Strongest positives:

Lisa Su is a generational CEO. She transformed AMD from a struggling also-ran into a $500B semiconductor powerhouse competing head-to-head with Intel and Nvidia. Her $1.3B+ personal stake ensures her interests are deeply tied to long-term shareholder value. The compensation structure is genuinely performance-linked — 96% of CEO pay is at-risk equity, and PRSUs only pay out based on 3-year TSR versus the S&P 500.
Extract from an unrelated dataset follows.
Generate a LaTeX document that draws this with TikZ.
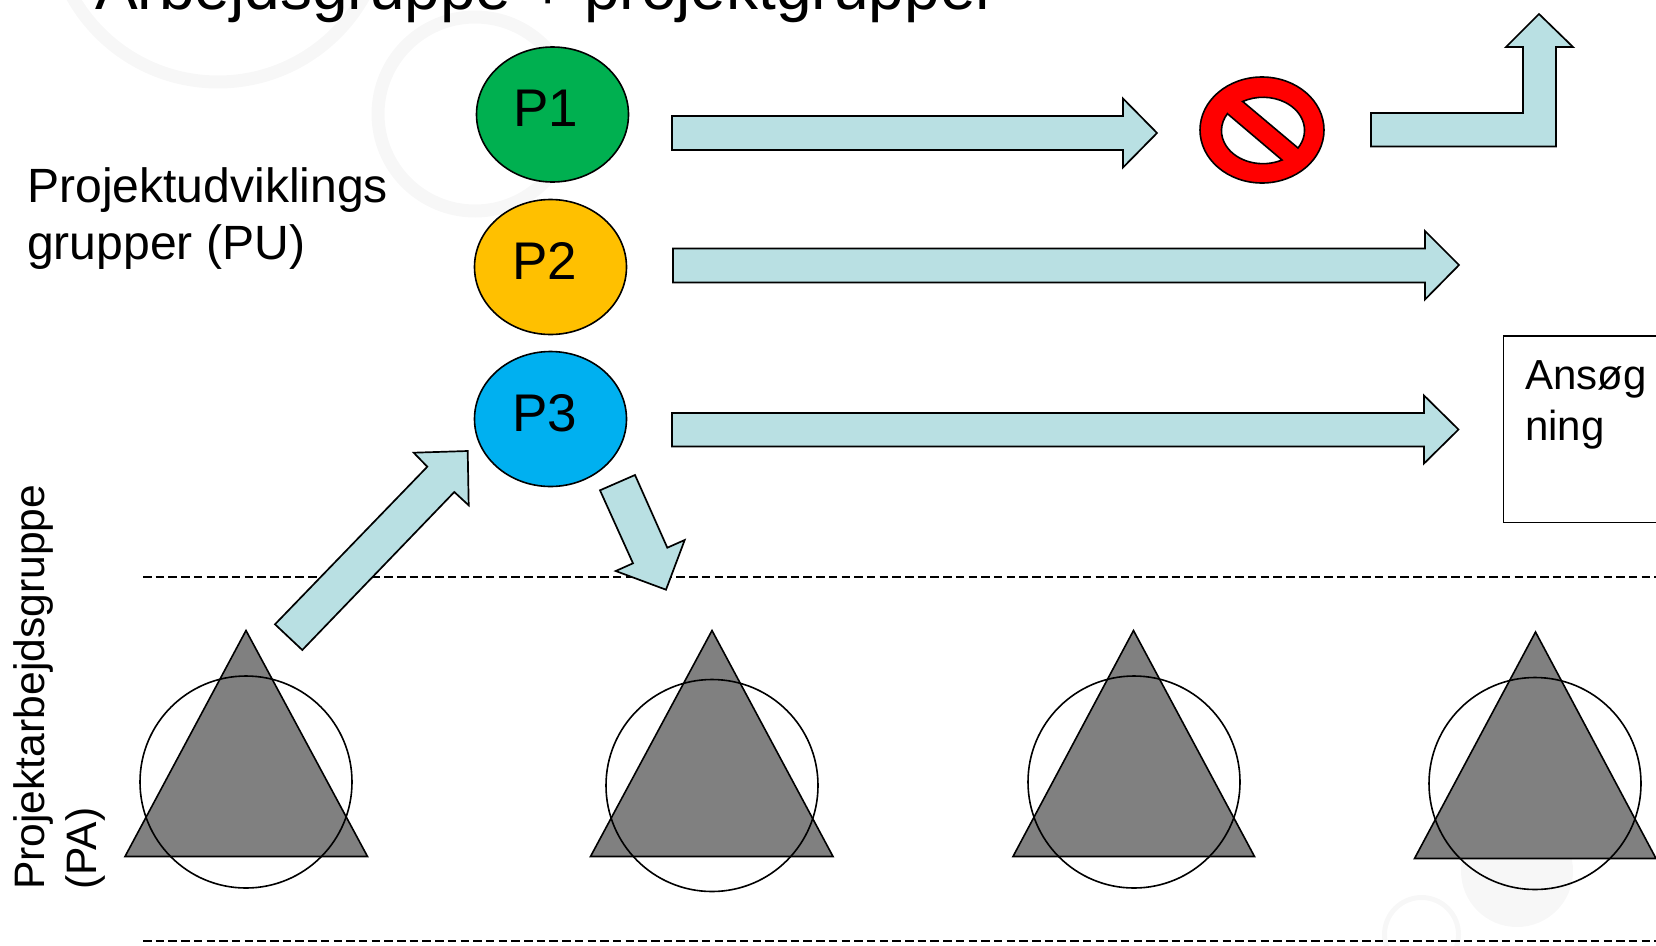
\documentclass[tikz,border=0pt]{standalone}
\usepackage{fontspec}
\setmainfont{Liberation Sans}
\usetikzlibrary{shapes.geometric}
\definecolor{arrowblue}{HTML}{B9E0E3}
\definecolor{pgreen}{HTML}{00B050}
\definecolor{pyellow}{HTML}{FFC000}
\definecolor{pblue}{HTML}{00B0F0}
\definecolor{tgrey}{HTML}{808080}
\definecolor{wmark}{HTML}{F7F7F7}
\tikzset{
  blockarrow/.style={draw=black,line width=1.7pt,fill=arrowblue,line join=miter},
  pnode/.style={draw=black,line width=1.6pt,ellipse,inner sep=0pt,minimum width=152pt,minimum height=135pt},
  ptext/.style={inner sep=0pt,anchor=base west,font=\fontsize{53}{53}\selectfont},
  tri/.style={draw=black,line width=1.6pt,fill=tgrey},
  ringnode/.style={draw=black,line width=1.6pt,circle,minimum size=212pt,inner sep=0pt},
  sep/.style={draw=black,line width=1.5pt,dash pattern=on 8.5pt off 4.2pt},
}
\begin{document}
\begin{tikzpicture}[x=1pt,y=-1pt]
\useasboundingbox (0,0) rectangle (1656,945);
\begin{scope}
\clip (0,0) rectangle (1656,945);
% faint background
\draw[wmark,line width=13pt] (218,-85) circle[radius=167pt];
\draw[wmark,line width=13pt] (475,114) circle[radius=97pt];
\fill[wmark] (1517,871) circle[radius=56pt];
\draw[wmark,line width=5pt] (1421.5,934.5) circle[radius=37pt];
% title
\node[inner sep=0pt,anchor=base west,font=\fontsize{64}{65}\selectfont] (title) at (95,9) {Arbejdsgruppe + projektgrupper};
% dashed lines
\draw[sep] (143,577) -- (1656,577);
\draw[sep] (143,941) -- (1656,941);
% triangles and circles
\draw[tri] (246,630.5) -- (367.5,856.5) -- (125,856.5) -- cycle;
\draw[tri] (712,630.5) -- (833,856.5) -- (590.5,856.5) -- cycle;
\draw[tri] (1133.5,630.5) -- (1254.5,856.5) -- (1013,856.5) -- cycle;
\draw[tri] (1535.5,632) -- (1656,858.5) -- (1414.5,858.5) -- cycle;
\node[ringnode] (c1) at (246,782) {};
\node[ringnode] (c2) at (712,785.5) {};
\node[ringnode] (c3) at (1134,782) {};
\node[ringnode] (c4) at (1535,783.5) {};
% P nodes
\node[pnode,fill=pgreen] (p1) at (552.5,114.5) {};
\node[pnode,fill=pyellow] (p2) at (550.5,267) {};
\node[pnode,fill=pblue] (p3) at (550.5,419) {};
\node[ptext] (p1t) at (513,126) {P1};
\node[ptext] (p2t) at (512,279) {P2};
\node[ptext] (p3t) at (512,431) {P3};
% block arrows
\draw[blockarrow] (672,116) -- (1123,116) -- (1123,98.5) -- (1157,133) -- (1123,167.5) -- (1123,150) -- (672,150) -- cycle;
\draw[blockarrow] (673,248.5) -- (1425,248.5) -- (1425,231) -- (1459,265) -- (1425,299.5) -- (1425,282.5) -- (673,282.5) -- cycle;
\draw[blockarrow] (672,413) -- (1424,413) -- (1424,395.5) -- (1458.5,429.5) -- (1424,463.5) -- (1424,446.5) -- (672,446.5) -- cycle;
\draw[blockarrow] (1371,113) -- (1523,113) -- (1523,47) -- (1506,47) -- (1539,14) -- (1573,47) -- (1556,47) -- (1556,146.5) -- (1371,146.5) -- cycle;
\draw[blockarrow] (275,624.3) -- (427.3,466.7) -- (413.7,452.7) -- (467.7,451) -- (468.7,505.3) -- (454.3,492) -- (302.3,650) -- cycle;
\draw[blockarrow] (600,490.3) -- (635,475) -- (667.3,547.7) -- (684.7,540) -- (666,589.7) -- (615.7,571) -- (633,563.3) -- cycle;
% prohibition sign
\draw[draw=black,line width=1.6pt,fill=red] (1262,130) ellipse[x radius=62pt,y radius=53pt];
\draw[draw=black,line width=1.6pt,fill=white] (1298,148) arc[start angle=-32.5,end angle=119.3,x radius=41.5pt,y radius=33pt] -- cycle;
\draw[draw=black,line width=1.6pt,fill=white] (1282,160) arc[start angle=-62.7,end angle=-211,x radius=41.5pt,y radius=33pt] -- cycle;
% box
\draw[draw=black,line width=1.6pt] (1680,336) -- (1503.5,336) -- (1503.5,522.5) -- (1680,522.5);
\node[inner sep=0pt,anchor=base west,font=\fontsize{42}{42}\selectfont] (ans1) at (1525,389) {Ansøg};
\node[inner sep=0pt,anchor=base west,font=\fontsize{42}{42}\selectfont] (ans2) at (1525,440) {ning};
% labels
\node[inner sep=0pt,anchor=base west,font=\fontsize{48.1}{48.1}\selectfont] (pu1) at (27,202) {Projektudviklings};
\node[inner sep=0pt,anchor=base west,font=\fontsize{48.1}{48.1}\selectfont] (pu2) at (27,259) {grupper (PU)};
\node[inner sep=0pt,rotate=90,anchor=base west,font=\fontsize{42.6}{42.6}\selectfont] (pa1) at (44,890) {Projektarbejdsgruppe};
\node[inner sep=0pt,rotate=90,anchor=base west,font=\fontsize{42.6}{42.6}\selectfont] (pa2) at (96,890) {(PA)};
\end{scope}
\end{tikzpicture}
\end{document}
Governance is clean. No related-party transactions. Strong anti-hedging, anti-pledging, and clawback policies. An independent, compact board with relevant expertise. Strong shareholder engagement (35% of shares reached proactively).

Real concerns:

CEO compensation at $55.2M (341:1 pay ratio) is at the high end of the semiconductor peer group. Even accounting for the accounting-value distortion of PRSU grants, the intended target value of $33M in annual equity is substantial. The 85% Say-on-Pay vote indicates some shareholders are watching.

Universal insider selling with zero open-market purchases. While all sales are via pre-arranged 10b5-1 plans and executives retain large positions, the complete absence of voluntary buying stands in contrast to companies where insiders back their conviction with their own cash.

The 65M share increase request for the equity plan (~4% potential dilution) adds to an already significant stock-based compensation bill. AMD repurchased $1.3B of stock in FY2025 but new issuance partially offsets buybacks.

What would change the grade:

Upgrade to A: If insider selling slows, or if any executive makes a meaningful open-market purchase. If Say-on-Pay approval rebounds above 90%. If dilution from SBC stabilizes or declines as a percentage of revenue.

Downgrade to B+: If Lisa Su announces a departure or significant reduction in responsibilities. If the 65M share plan approval leads to accelerating dilution. If any governance controversy or related-party issue emerges.